Musicians also admire Mahler for his skill at orchestration; every instrument of the orchestra can expect something good. “Clarinetists love playing his music,” Levy said. “He spans the gamut of sublime melodies, klezmer-type folk elements, bells up (where he asks us to play with the bell above the stand, almost trumpet-like). He always has lots of interesting stuff for the clarinets to do!”

“Mahler’s orchestration techniques are genius,” said principal bass Jon McCullough-Benner. “For the bass section in particular, his works have a good balance of melody and accompaniment.” Probably the most famous bass solo in the repertoire is the minor-key version of the popular “Frere Jacques” tune that opens the third movement of the First Symphony. McCullough-Benner won’t be playing this week, but he called it “one of the most deceptively hard solos for bassists.” Aside from being very familiar and very exposed, “it is typically played going between two of the overlying playing positions of the instrument.”

“Since Mahler was a conductor, he knew how to write for the instruments effectively,” said principal horn Matt Annin. “His horn writing has a strong feel for the natural horn. He takes it one step farther with the direction to stand in the final minutes of the First Symphony. He asks for as loud a sound as possible, and this creates an electric jolt of energy.”

That moment just before the end of the piece “is always spectacular, and it’s a visual effect, too,” said Gabel, the conductor. “It’s not overpowering. It works.”

Conducting a piece of this length and scope naturally presents challenges, but Gabel said, “Mahler was a great conductor, and he knew what the problems could be. So his recommendations are very clear in terms of tempo, rubato, etc.”

Of course, musicians never have a unanimous opinion about anything. “I’ve always had a hard time with Mahler, and it’s bothered me, as so many musicians I deeply respect love his music,” said principal viola Robert Levine. “But I find Mahler’s music to be far too much about himself. And everything I’ve read about him suggests he wasn’t a nice person, so the music being so personal becomes an issue.”

“Mahler was a very deep and depressed person,” Gabel said. “You can feel the suffering in his music.” Listeners can also hear his progression from first to tenth symphony, as he edged closer to the breakdown of tonality. “You can feel Schoenberg and what’s going to happen,” he said.

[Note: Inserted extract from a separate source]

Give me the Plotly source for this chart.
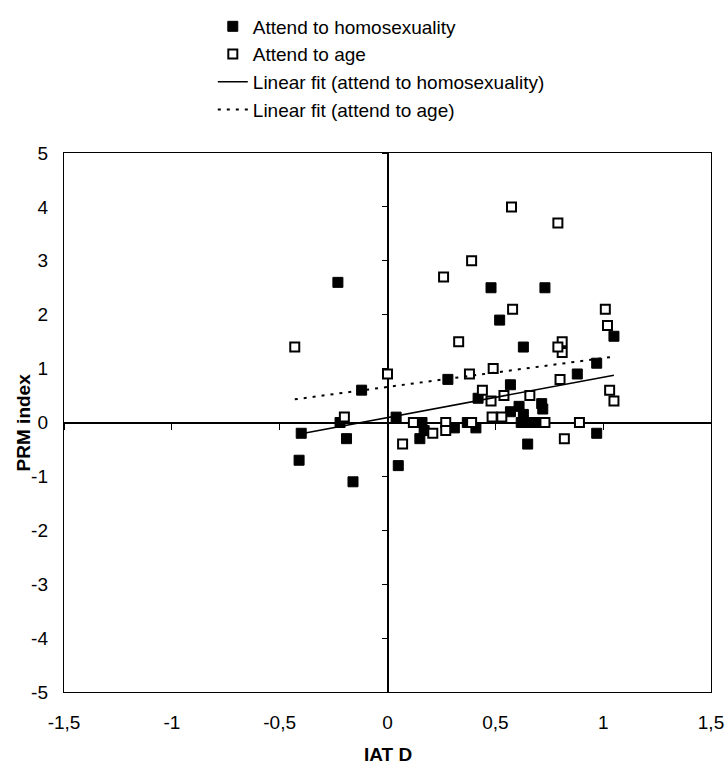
import plotly.graph_objects as go

# ---- data ----
homo_x = [-0.23, -0.12, -0.40, -0.22, -0.19, -0.41, -0.16, 0.04, 0.05, 0.16, 0.15, 0.17,
          0.31, 0.37, 0.41, 0.28, 0.42, 0.57, 0.57, 0.61, 0.63, 0.62, 0.64, 0.685, 0.715,
          0.72, 0.65, 0.97, 0.48, 0.73, 0.52, 0.63, 0.97, 0.88, 1.05]
homo_y = [2.6, 0.6, -0.2, 0.0, -0.3, -0.7, -1.1, 0.1, -0.8, 0.0, -0.3, -0.15,
          -0.1, 0.0, -0.1, 0.8, 0.45, 0.7, 0.2, 0.3, 0.15, 0.0, 0.0, 0.0, 0.35,
          0.25, -0.4, -0.2, 2.5, 2.5, 1.9, 1.4, 1.1, 0.9, 1.6]

age_x = [-0.43, -0.20, 0.0, 0.07, 0.12, 0.21, 0.27, 0.27, 0.39, 0.44, 0.48, 0.54,
         0.485, 0.53, 0.66, 0.73, 0.82, 0.89, 1.03, 1.05, 0.80, 0.39, 0.26, 0.58,
         0.33, 0.81, 0.81, 0.79, 0.79, 1.01, 1.02, 0.38, 0.49, 0.575]
age_y = [1.4, 0.1, 0.9, -0.4, 0.0, -0.2, 0.0, -0.15, 0.0, 0.6, 0.4, 0.5,
         0.1, 0.1, 0.5, 0.0, -0.3, 0.0, 0.6, 0.4, 0.8, 3.0, 2.7, 2.1,
         1.5, 1.5, 1.3, 1.4, 3.7, 2.1, 1.8, 0.9, 1.0, 4.0]

# linear fits (slope, intercept, x-extent)
homo_fit_slope, homo_fit_int, homo_fit_x = 0.75, 0.09, [-0.40, 1.05]
age_fit_slope, age_fit_int, age_fit_x = 0.535, 0.66, [-0.43, 1.05]

x_ticks = [-1.5, -1, -0.5, 0, 0.5, 1, 1.5]
x_labels = ["-1,5", "-1", "-0,5", "0", "0,5", "1", "1,5"]
y_ticks = [-5, -4, -3, -2, -1, 0, 1, 2, 3, 4, 5]
y_labels = ["-5", "-4", "-3", "-2", "-1", "0", "1", "2", "3", "4", "5"]

FONT = "Liberation Sans, Arial, sans-serif"
FS = 19

fig = go.Figure()
fig.add_trace(go.Scatter(x=homo_x, y=homo_y, mode="markers", name="Attend to homosexuality",
                         marker=dict(symbol="square", size=10, color="black",
                                     line=dict(color="black", width=1))))
fig.add_trace(go.Scatter(x=age_x, y=age_y, mode="markers", name="Attend to age",
                         marker=dict(symbol="square", size=9, color="white",
                                     line=dict(color="black", width=2))))
fig.add_trace(go.Scatter(x=homo_fit_x, y=[homo_fit_int + homo_fit_slope * v for v in homo_fit_x],
                         mode="lines", name="Linear fit (attend to homosexuality)",
                         line=dict(color="black", width=1.6)))
fig.add_trace(go.Scatter(x=age_fit_x, y=[age_fit_int + age_fit_slope * v for v in age_fit_x],
                         mode="lines", name="Linear fit (attend to age)",
                         line=dict(color="black", width=2, dash="3px,6px")))
# helper trace so the tick-only axes through the origin are drawn
fig.add_trace(go.Scatter(x=[], y=[], xaxis="x2", yaxis="y2", showlegend=False, hoverinfo="skip"))

fig.update_layout(
    width=727, height=764,
    margin=dict(l=64, r=16, t=153, b=72, autoexpand=False),
    paper_bgcolor="white", plot_bgcolor="white",
    font=dict(family=FONT, size=FS, color="black"),
    showlegend=True,
    legend=dict(x=0.23, y=1.27, xanchor="left", yanchor="top",
                font=dict(family=FONT, size=19, color="black"),
                bgcolor="rgba(0,0,0,0)", tracegroupgap=0),
    xaxis=dict(range=[-1.5, 1.5], tickvals=x_ticks, ticktext=x_labels, ticks="",
               showgrid=False, showline=True, mirror=True, linecolor="black", linewidth=1.4,
               zeroline=True, zerolinecolor="black", zerolinewidth=1.6,
               ticklabelstandoff=13, tickfont=dict(size=FS)),
    yaxis=dict(range=[-5, 5], tickvals=y_ticks, ticktext=y_labels, ticks="",
               showgrid=False, showline=True, mirror=True, linecolor="black", linewidth=1.4,
               zeroline=True, zerolinecolor="black", zerolinewidth=1.6,
               ticklabelstandoff=11, tickfont=dict(size=FS)),
    xaxis2=dict(range=[-1.5, 1.5], overlaying="x", anchor="free", position=0.5,
                tickvals=x_ticks, ticks="outside", ticklen=6, tickwidth=1.4, tickcolor="black",
                showticklabels=False, showline=False, showgrid=False, zeroline=False),
    yaxis2=dict(range=[-5, 5], overlaying="y", anchor="free", position=0.5,
                tickvals=y_ticks, ticks="outside", ticklen=6, tickwidth=1.4, tickcolor="black",
                showticklabels=False, showline=False, showgrid=False, zeroline=False),
    annotations=[
        dict(text="<b>PRM index</b>", x=-0.062, y=0.5, xref="paper", yref="paper",
             xanchor="center", yanchor="middle",
             textangle=-90, showarrow=False, font=dict(family=FONT, size=FS, color="black")),
        dict(text="<b>IAT D</b>", x=0.5, y=-0.116, xref="paper", yref="paper",
             xanchor="center", yanchor="middle",
             showarrow=False, font=dict(family=FONT, size=FS, color="black")),
    ],
)

fig.write_html("out.html", config={"displayModeBar": False},
               post_script="document.body.style.margin='0';document.body.style.overflow='hidden';")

Concertmaster Frank Almond has played all ten Mahler symphonies (the Tenth, left unfinished at his death, has been completed by other hands.) “I am always amazed at the universe inside each. I have such vivid memories for all of them,” he said. “But for me personally the whole world is in the Third, and it holds a special place since it’s the last performance of the MSO my late wife, Kate, ever heard. Somehow that made sense to me, as crazy as it seems.”